ドラッカー名言録16
「中小企業の最高責任者は、他の誰にも任せることのできない次の二つの課題に取り組む時間を必ず持てるように、自分の職務を構成しなければならない。
その一つは、『外部』向けの時間、すなわち、顧客、市場、技術のための時間であり、もう一つは、『内部(社内)』の基幹要員とじっくり会うための時間である。間違っても机にしばりつけられるようなことがあってはならない」
今回の引用はやや長いが、スモール・ビジネスの経営者にとって極めて大事なアドバイスを包含しているといえる。
ドラッカーがかねてから強調している、企業は「外部」によって活かされていること、したがって絶えず「表の風」に吹かれよということが、第一の時間に関する主張となって表れている。
そして、組織運営に当たっても、自ら社内のキーとなるスタッフのところに出向き、現場に自ら赴けというすすめである。
ドラッカー自身、かつてある百貨店のトップにコンサルティングを頼まれたときに、三日間、自ら売り場に立ったが、そこから得た理解と洞察は、社長や副社長の話よりもずっと意味のあるものだったと述懐していた。
そして、特に中小企業の場合は、人と金の両面で、大企業と違って限られた資源しか持っていないので、成果をもたらす分野に確実にその資源を注入して事業を展開しなければならない。
そのためには、各社のトップが、現場の動きへの鋭い嗅覚による独自の情報収集・処理、そして管理方式が必要であることを力説している。
その一つとして、通常は「外部」のことをよりやかましく説くドラッカーも、中小企業に関しては、スモール・ビジネスの強みであるキー要員全員に関する野心、願い、思考様式と行動様式、その強みと限界、その過去の業績と将来性をよく知るという利点をフルに活用せよと述べているのだ。
しかし、そのためにもCEO(最高経営責任者)は、時間、特により自由な時間が必要であるとする。
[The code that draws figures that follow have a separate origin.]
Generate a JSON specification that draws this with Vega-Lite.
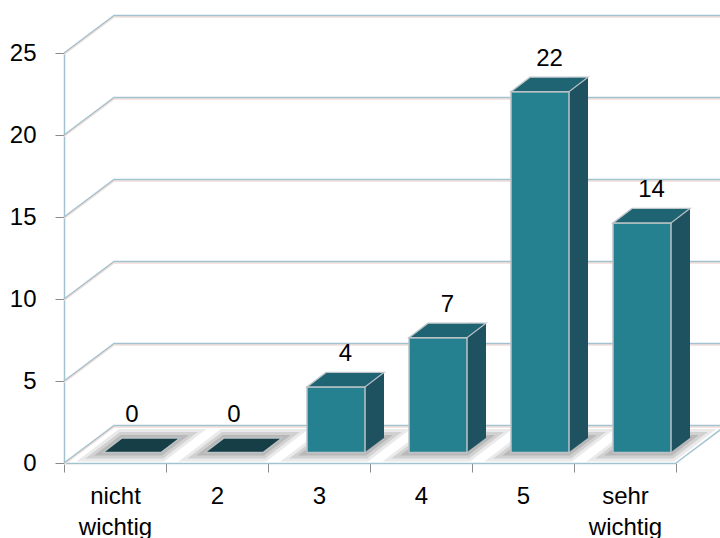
{
  "$schema": "https://vega.github.io/schema/vega-lite/v6.json",
  "width": 656,
  "height": 463,
  "autosize": {"type": "none"},
  "padding": {"left": 64, "top": 0, "right": 0, "bottom": 75},
  "background": "white",
  "config": {
    "view": {"stroke": null},
    "axis": {
      "labelFont": "Liberation Sans",
      "labelFontSize": 24,
      "labelColor": "#000000",
      "domainColor": "#a3c2cf",
      "domainWidth": 1.5,
      "tickColor": "#8a8a8a",
      "tickWidth": 1,
      "tickSize": 9,
      "grid": false
    }
  },
  "datasets": {
    "ratings": [
      {"cat": "nicht wichtig", "value": 0},
      {"cat": "2", "value": 0},
      {"cat": "3", "value": 4},
      {"cat": "4", "value": 7},
      {"cat": "5", "value": 22},
      {"cat": "sehr wichtig", "value": 14}
    ],
    "ticks": [{"t": 0}, {"t": 5}, {"t": 10}, {"t": 15}, {"t": 20}, {"t": 25}]
  },
  "data": {"name": "ratings"},
  "layer": [
    {
      "data": {"name": "ticks"},
      "mark": {"type": "point", "shape": "M 0 1.5 L 50 -36 L 720 -36", "size": 4, "filled": false, "stroke": "#f3dcd6", "strokeWidth": 1.5, "opacity": 1},
      "encoding": {
        "x": {"datum": "nicht wichtig", "type": "nominal", "bandPosition": 0, "title": null,
              "scale": {"domain": ["nicht wichtig", "2", "3", "4", "5", "sehr wichtig"], "range": [0, 612], "paddingInner": 0, "paddingOuter": 0}},
        "y": {"field": "t", "type": "quantitative", "title": null}
      }
    },
    {
      "data": {"name": "ticks"},
      "mark": {"type": "point", "shape": "M 0 0 L 50 -37.5 L 720 -37.5", "size": 4, "filled": false, "stroke": "#a3c2cf", "strokeWidth": 1.5, "opacity": 1},
      "encoding": {
        "x": {"datum": "nicht wichtig", "type": "nominal", "bandPosition": 0, "title": null},
        "y": {"field": "t", "type": "quantitative", "title": null}
      }
    },
    {
      "data": {"values": [{}]},
      "mark": {"type": "point", "shape": "M 0 0 L 50 -37.5", "size": 4, "filled": false, "stroke": "#a3c2cf", "strokeWidth": 1.5, "opacity": 1},
      "encoding": {
        "x": {"datum": "sehr wichtig", "type": "nominal", "bandPosition": 1, "title": null},
        "y": {"datum": 0, "type": "quantitative", "title": null}
      }
    },
    {
      "mark": {"type": "point", "shape": "M -38.6 -1.5 L 49.1 -1.5 L 91.6 -34 L 3.9 -34 Z", "size": 4, "filled": true, "fill": "#707070", "strokeWidth": 0, "opacity": 0.15},
      "encoding": {
        "x": {"field": "cat", "type": "nominal", "title": null},
        "y": {"datum": 0, "type": "quantitative", "title": null}
      }
    },
    {
      "mark": {"type": "point", "shape": "M -29.8 -4.5 L 48 -4.5 L 82.8 -31 L 5 -31 Z", "size": 4, "filled": true, "fill": "#707070", "strokeWidth": 0, "opacity": 0.2},
      "encoding": {
        "x": {"field": "cat", "type": "nominal", "title": null},
        "y": {"datum": 0, "type": "quantitative", "title": null}
      }
    },
    {
      "mark": {"type": "point", "shape": "M -20.9 -7.5 L 47 -7.5 L 73.9 -28 L 6 -28 Z", "size": 4, "filled": true, "fill": "#707070", "strokeWidth": 0, "opacity": 0.25},
      "encoding": {
        "x": {"field": "cat", "type": "nominal", "title": null},
        "y": {"datum": 0, "type": "quantitative", "title": null}
      }
    },
    {
      "transform": [{"filter": "datum.value > 0"}],
      "mark": {"type": "bar", "width": 19, "xOffset": 55.5, "yOffset": -25, "y2Offset": -25, "fill": "#1f5261", "strokeWidth": 0},
      "encoding": {
        "x": {"field": "cat", "type": "nominal", "title": null},
        "y": {"field": "value", "type": "quantitative", "title": null},
        "y2": {"datum": 0}
      }
    },
    {
      "transform": [{"filter": "datum.value > 0"}],
      "mark": {"type": "point", "shape": "M 45.5 -25.5 L 45.5 -10.5 L 65.5 -25.5 Z", "size": 4, "filled": true, "fill": "#1f5261", "strokeWidth": 0, "opacity": 1},
      "encoding": {
        "x": {"field": "cat", "type": "nominal", "title": null},
        "y": {"datum": 0, "type": "quantitative", "title": null}
      }
    },
    {
      "transform": [{"filter": "datum.value > 0"}],
      "mark": {"type": "bar", "width": 58, "xOffset": 17, "yOffset": -10.5, "y2Offset": -10.5, "fill": "#25808f", "stroke": "#bcc4c8", "strokeWidth": 1.5},
      "encoding": {
        "x": {"field": "cat", "type": "nominal", "title": null,
              "axis": {"tickBand": "extent", "labelExpr": "split(datum.label, ' ')", "labelLineHeight": 31, "labelPadding": 12, "labelAngle": 0, "labelAlign": "center", "labelBaseline": "top"}},
        "y": {"field": "value", "type": "quantitative", "title": null,
              "scale": {"domain": [0, 25], "range": [463, 53], "nice": false},
              "axis": {"values": [0, 5, 10, 15, 20, 25], "labelPadding": 19}},
        "y2": {"datum": 0}
      }
    },
    {
      "mark": {"type": "point", "shape": "M -12 -10.5 L 46 -10.5 L 65 -25 L 7 -25 Z", "size": 4, "filled": true, "stroke": "#bcc4c8", "strokeWidth": 1.3, "opacity": 1},
      "encoding": {
        "x": {"field": "cat", "type": "nominal", "title": null},
        "y": {"field": "value", "type": "quantitative", "title": null},
        "fill": {"condition": {"test": "datum.value == 0", "value": "#163e47"}, "value": "#1f6472"}
      }
    },
    {
      "transform": [{"filter": "datum.value > 0"}],
      "mark": {"type": "text", "font": "Liberation Sans", "fontSize": 24, "color": "#000000", "align": "center", "baseline": "alphabetic", "dx": 26.5, "dy": -36},
      "encoding": {
        "x": {"field": "cat", "type": "nominal", "title": null},
        "y": {"field": "value", "type": "quantitative", "title": null},
        "text": {"field": "value", "type": "quantitative"}
      }
    },
    {
      "transform": [{"filter": "datum.value == 0"}],
      "mark": {"type": "text", "font": "Liberation Sans", "fontSize": 24, "color": "#000000", "align": "center", "baseline": "alphabetic", "dx": 17, "dy": -41},
      "encoding": {
        "x": {"field": "cat", "type": "nominal", "title": null},
        "y": {"field": "value", "type": "quantitative", "title": null},
        "text": {"field": "value", "type": "quantitative"}
      }
    }
  ]
}
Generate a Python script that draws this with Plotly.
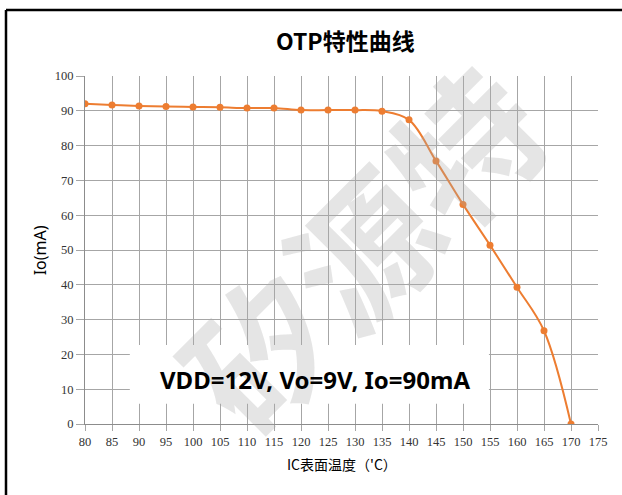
import plotly.graph_objects as go

temps = [80, 85, 90, 95, 100, 105, 110, 115, 120, 125, 130, 135, 140, 145, 150, 155, 160, 165, 170]
io_ma = [92.0, 91.7, 91.4, 91.2, 91.1, 91.0, 90.8, 90.8, 90.2, 90.2, 90.2, 89.9, 87.4, 75.6, 63.1, 51.4, 39.3, 26.8, 0.0]
x_ticks = list(range(80, 180, 5))
y_ticks = list(range(0, 110, 10))

title_text = "OTP特性曲线"
x_title = "IC表面温度（'C）"
y_title = "Io(mA)"
note_text = "VDD=12V, Vo=9V, Io=90mA"
watermark = "矽源特"

orange = "#ED7D31"
grid = "#a6a6a6"

fig = go.Figure()
fig.add_trace(go.Scatter(
    x=temps, y=io_ma, mode="lines+markers",
    line=dict(color=orange, width=2, shape="spline", smoothing=1.0),
    marker=dict(color=orange, size=7),
    showlegend=False, hoverinfo="skip",
))

tickfont = dict(family="Liberation Serif", size=12.5, color="#333333")

fig.update_layout(
    width=622, height=495,
    margin=dict(l=85, r=24, t=76, b=71),
    paper_bgcolor="white", plot_bgcolor="white",
    xaxis=dict(
        range=[80, 175], tickvals=x_ticks, ticktext=[str(v) for v in x_ticks],
        showgrid=True, gridcolor=grid, gridwidth=1,
        showline=True, linecolor="#8c8c8c", linewidth=1,
        ticks="outside", ticklen=6, tickcolor=grid,
        tickfont=tickfont, zeroline=False, fixedrange=True,
    ),
    yaxis=dict(
        range=[0, 100], tickvals=y_ticks, ticktext=[str(v) for v in y_ticks],
        showgrid=True, gridcolor=grid, gridwidth=1,
        showline=True, linecolor="#8c8c8c", linewidth=1,
        ticks="outside", ticklen=8, tickcolor=grid,
        tickfont=tickfont, zeroline=False, fixedrange=True,
    ),
    shapes=[
        dict(type="rect", xref="x", yref="y", x0=88.3, x1=154.8, y0=5.8, y1=22.7,
             fillcolor="white", line=dict(width=0), layer="above"),
        dict(type="line", xref="paper", yref="paper", x0=-0.154, x1=1.1, y0=1.19, y1=1.19,
             line=dict(color="black", width=2.5)),
        dict(type="line", xref="paper", yref="paper", x0=-0.154, x1=-0.154, y0=1.19, y1=-0.3,
             line=dict(color="black", width=2.5)),
    ],
    annotations=[
        dict(text=watermark, xref="paper", yref="paper", x=0.536, y=0.514,
             showarrow=False, textangle=-45,
             font=dict(family="Noto Sans CJK SC", size=145, color="rgba(170,170,170,0.3)", weight="bold"),
             xanchor="center", yanchor="middle"),
        dict(text=title_text, xref="paper", yref="paper", x=0.507, y=1.103,
             showarrow=False, font=dict(family="Noto Sans CJK SC", size=23, color="black", weight="bold"),
             xanchor="center", yanchor="middle"),
        dict(text=note_text, xref="x", yref="y", x=122.5, y=12.8,
             showarrow=False, font=dict(family="Noto Sans", size=24, color="black", weight="bold"),
             xanchor="center", yanchor="middle"),
        dict(text=y_title, xref="paper", yref="paper", x=-0.087, y=0.5,
             showarrow=False, textangle=-90,
             font=dict(family="Noto Sans", size=16, color="black"),
             xanchor="center", yanchor="middle"),
        dict(text=x_title, xref="paper", yref="paper", x=0.5, y=-0.116,
             showarrow=False, font=dict(family="Noto Sans CJK SC", size=14, color="black"),
             xanchor="center", yanchor="middle"),
    ],
)

fig.write_html("out.html", config={"displayModeBar": False},
               post_script="document.body.style.margin='0px';")
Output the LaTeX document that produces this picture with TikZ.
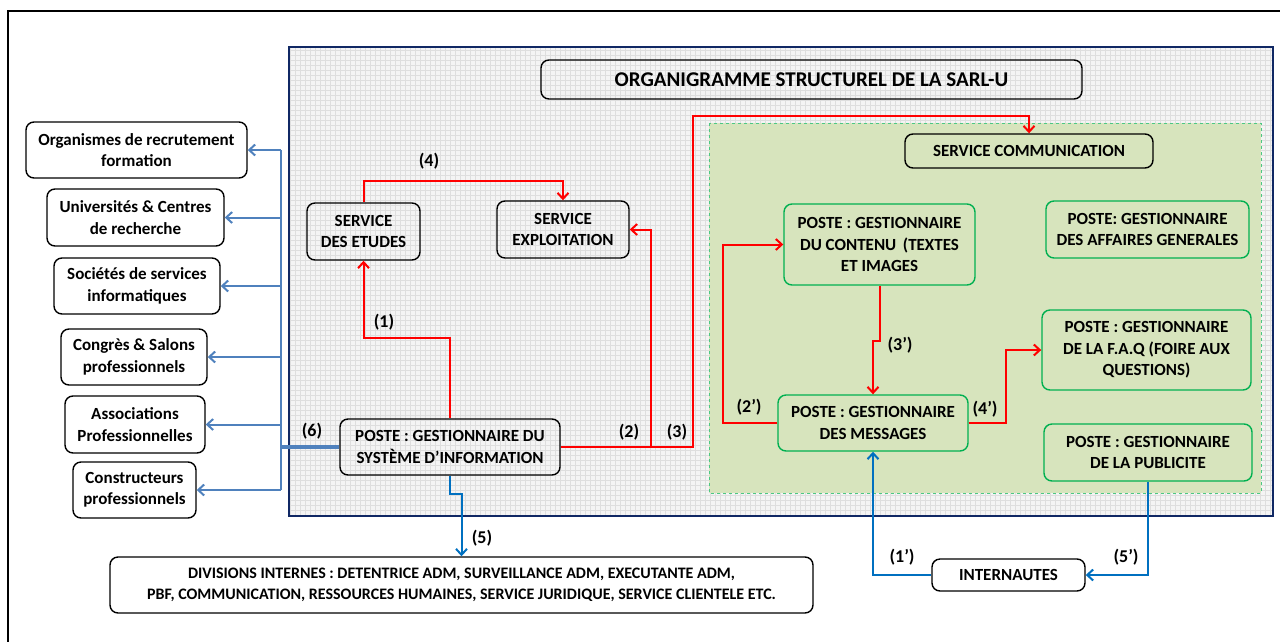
\documentclass[tikz,border=0pt]{standalone}
\usepackage{fontspec}
\setmainfont{Carlito}
\usepackage{tikz}
\usetikzlibrary{arrows.meta}

\definecolor{redline}{RGB}{255,0,0}
\definecolor{steel}{RGB}{79,129,189}
\definecolor{ocean}{RGB}{0,112,192}
\definecolor{navy}{RGB}{16,40,100}
\definecolor{leaf}{RGB}{0,176,80}
\definecolor{sage}{RGB}{215,228,189}
\definecolor{paper}{RGB}{244,244,244}
\definecolor{gridline}{RGB}{222,222,222}

\newcommand{\boxfont}{\fontsize{17}{21.5}\selectfont\bfseries}

\tikzset{
  box/.style={draw, rounded corners=8pt, line width=1.4pt, inner sep=0pt, align=center, font=\boxfont},
  gbox/.style={box, draw=leaf},
  redarr/.style={draw=redline, line width=2pt, -{Straight Barb[length=6pt,width=11pt]}},
  bluearr/.style={draw=ocean, line width=2pt, -{Straight Barb[length=6pt,width=11pt]}},
  steelarr/.style={draw=steel, line width=2pt, -{Straight Barb[length=6pt,width=11pt]}},
  num/.style={font=\fontsize{18}{20}\selectfont\bfseries}
}

\begin{document}
\begin{tikzpicture}[x=1pt,y=-1pt]
      \useasboundingbox (0,0) rectangle (1280,641);
      \draw [line width=2.2pt] (8,11) rectangle (1295,660);
      \fill [paper] (289,47) rectangle (1273,516);
      \draw [gridline, line width=0.5pt, step=5pt] (289,47) grid (1273,516);
      \draw [navy, line width=2.4pt] (289,47) rectangle (1273,516);
      \draw [fill=sage, draw=leaf!70!white, dashed, line width=1pt] (709,123) rectangle (1261,493);

      \node [box, minimum width=541, minimum height=39, font=\fontsize{21}{24}\selectfont\bfseries] (titre) at (811.5,79.5) {ORGANIGRAMME STRUCTUREL DE LA SARL-U};

      \node [box, fill=white, minimum width=221, minimum height=56] (organismes) at (136.5,150) {Organismes de recrutement\\formation};
      \node [box, fill=white, minimum width=177, minimum height=57] (universites) at (135.5,217.5) {Universités \& Centres\\de recherche};
      \node [box, fill=white, minimum width=166, minimum height=56] (societes) at (137,286) {Sociétés de services\\informatiques};
      \node [box, fill=white, minimum width=146, minimum height=56] (congres) at (134,357) {Congrès \& Salons\\professionnels};
      \node [box, fill=white, minimum width=140, minimum height=57] (associations) at (135,424.5) {Associations\\Professionnelles};
      \node [box, fill=white, minimum width=123, minimum height=56] (constructeurs) at (134.5,490) {Constructeurs\\professionnels};

      \node [box, minimum width=113, minimum height=57] (etudes) at (363.5,231.5) {SERVICE\\DES ETUDES};
      \node [box, minimum width=132, minimum height=57] (exploitation) at (563,229.5) {SERVICE\\EXPLOITATION};
      \node [box, minimum width=220, minimum height=56] (systeme) at (450,447) {POSTE : GESTIONNAIRE DU\\SYSTÈME D’INFORMATION};
      \node [box, fill=white, minimum width=703, minimum height=56, font=\fontsize{16}{21}\selectfont\bfseries] (divisions) at (461.5,585) {DIVISIONS INTERNES : DETENTRICE ADM, SURVEILLANCE ADM, EXECUTANTE ADM,\\PBF, COMMUNICATION, RESSOURCES HUMAINES, SERVICE JURIDIQUE, SERVICE CLIENTELE ETC.};

      \node [box, minimum width=248, minimum height=34] (communication) at (1029,151) {SERVICE COMMUNICATION};
      \node [gbox, minimum width=191, minimum height=81] (contenu) at (879.5,244.5) {POSTE : GESTIONNAIRE\\DU CONTENU \,(TEXTES\\ET IMAGES};
      \node [gbox, minimum width=203, minimum height=57] (affaires) at (1147.5,229.5) {POSTE: GESTIONNAIRE\\DES AFFAIRES GENERALES};
      \node [gbox, minimum width=209, minimum height=80] (faq) at (1146.5,350) {POSTE : GESTIONNAIRE\\DE LA F.A.Q (FOIRE AUX\\QUESTIONS)};
      \node [gbox, minimum width=190, minimum height=56] (messages) at (873,423) {POSTE : GESTIONNAIRE\\DES MESSAGES};
      \node [gbox, minimum width=208, minimum height=57] (publicite) at (1148,452.5) {POSTE : GESTIONNAIRE\\DE LA PUBLICITE};
      \node [box, fill=white, minimum width=153, minimum height=32] (internautes) at (1008.5,575) {INTERNAUTES};

      \coordinate (tronc) at (281,0);
      \draw [steel, line width=2pt] (organismes.east -| tronc) -- (constructeurs.east -| tronc);
      \draw [steelarr] (organismes.east -| tronc) -- (organismes.east);
      \draw [steelarr] (universites.east -| tronc) -- (universites.east);
      \draw [steelarr] (societes.east -| tronc) -- (societes.east);
      \draw [steelarr] (congres.east -| tronc) -- (congres.east);
      \draw [steelarr] (associations.east -| tronc) -- (associations.east);
      \draw [steelarr] (constructeurs.east -| tronc) -- (constructeurs.east);
      \draw [steel, line width=3.5pt] (systeme.west) -- (systeme.west -| tronc);

      \draw [redarr] (systeme.north) -- ++(0,-80) -| (etudes.south);
      \draw [redarr] (etudes.north) -- ++(0,-21) -| (exploitation.north);
      \draw [redarr] (systeme.east) -| ([xshift=21pt]exploitation.east) -- (exploitation.east);
      \draw [redarr] (systeme.east) -- ++(132,0) -- ++(0,-331) -| (communication.north);
      \draw [redarr] (messages.west) -- ++(-54,0) |- (contenu.west);
      \draw [redarr] (contenu.south) -- ++(0,55) -| (messages.north);
      \draw [redarr] (messages.east) -- ++(37,0) |- (faq.west);

      \draw [bluearr] (systeme.south) -- ++(0,18) -| (divisions.north);
      \draw [bluearr] (internautes.west) -| (messages.south);
      \draw [bluearr] (publicite.south) |- (internautes.east);

      \node [num] (n1) at (384,322) {(1)};
      \node [num] (n2) at (629,432) {(2)};
      \node [num] (n3) at (677,432) {(3)};
      \node [num] (n4) at (429,161) {(4)};
      \node [num] (n5) at (482,538) {(5)};
      \node [num] (n6) at (312,431) {(6)};
      \node [num] (n1p) at (902,557) {(1’)};
      \node [num] (n2p) at (749,407) {(2’)};
      \node [num] (n3p) at (900,345) {(3’)};
      \node [num] (n4p) at (985,409) {(4’)};
      \node [num] (n5p) at (1126,557) {(5’)};
    \end{tikzpicture}
\end{document}
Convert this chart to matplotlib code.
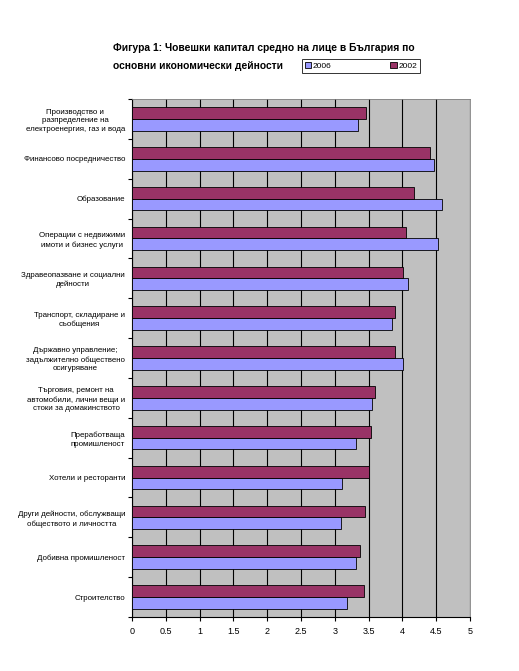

つまり、これこれといった用向きが決まっていない時間をとることであり、「問題」の処理にわずらわされない時間をとるのだと指摘しているのである。
特に中小企業の場合は、小規模ながらも、ハッキリと明示され、限定された分野での主導権を発揮し、確立するための明確な戦略の存在が不可欠である。
それなるがゆえに、「中小企業は巨人に鵜呑みにされて消滅する」と、この100年間にさんざん言われたことを見事ハネつけてきたとドラッカーは言う。こうした権威者や専門家の予想は結局ナンセンスにしかすぎないとまで断じている。
中小企業は、100年前も、今も、ドッコイしたたかに生きている、とドラッカーは言う。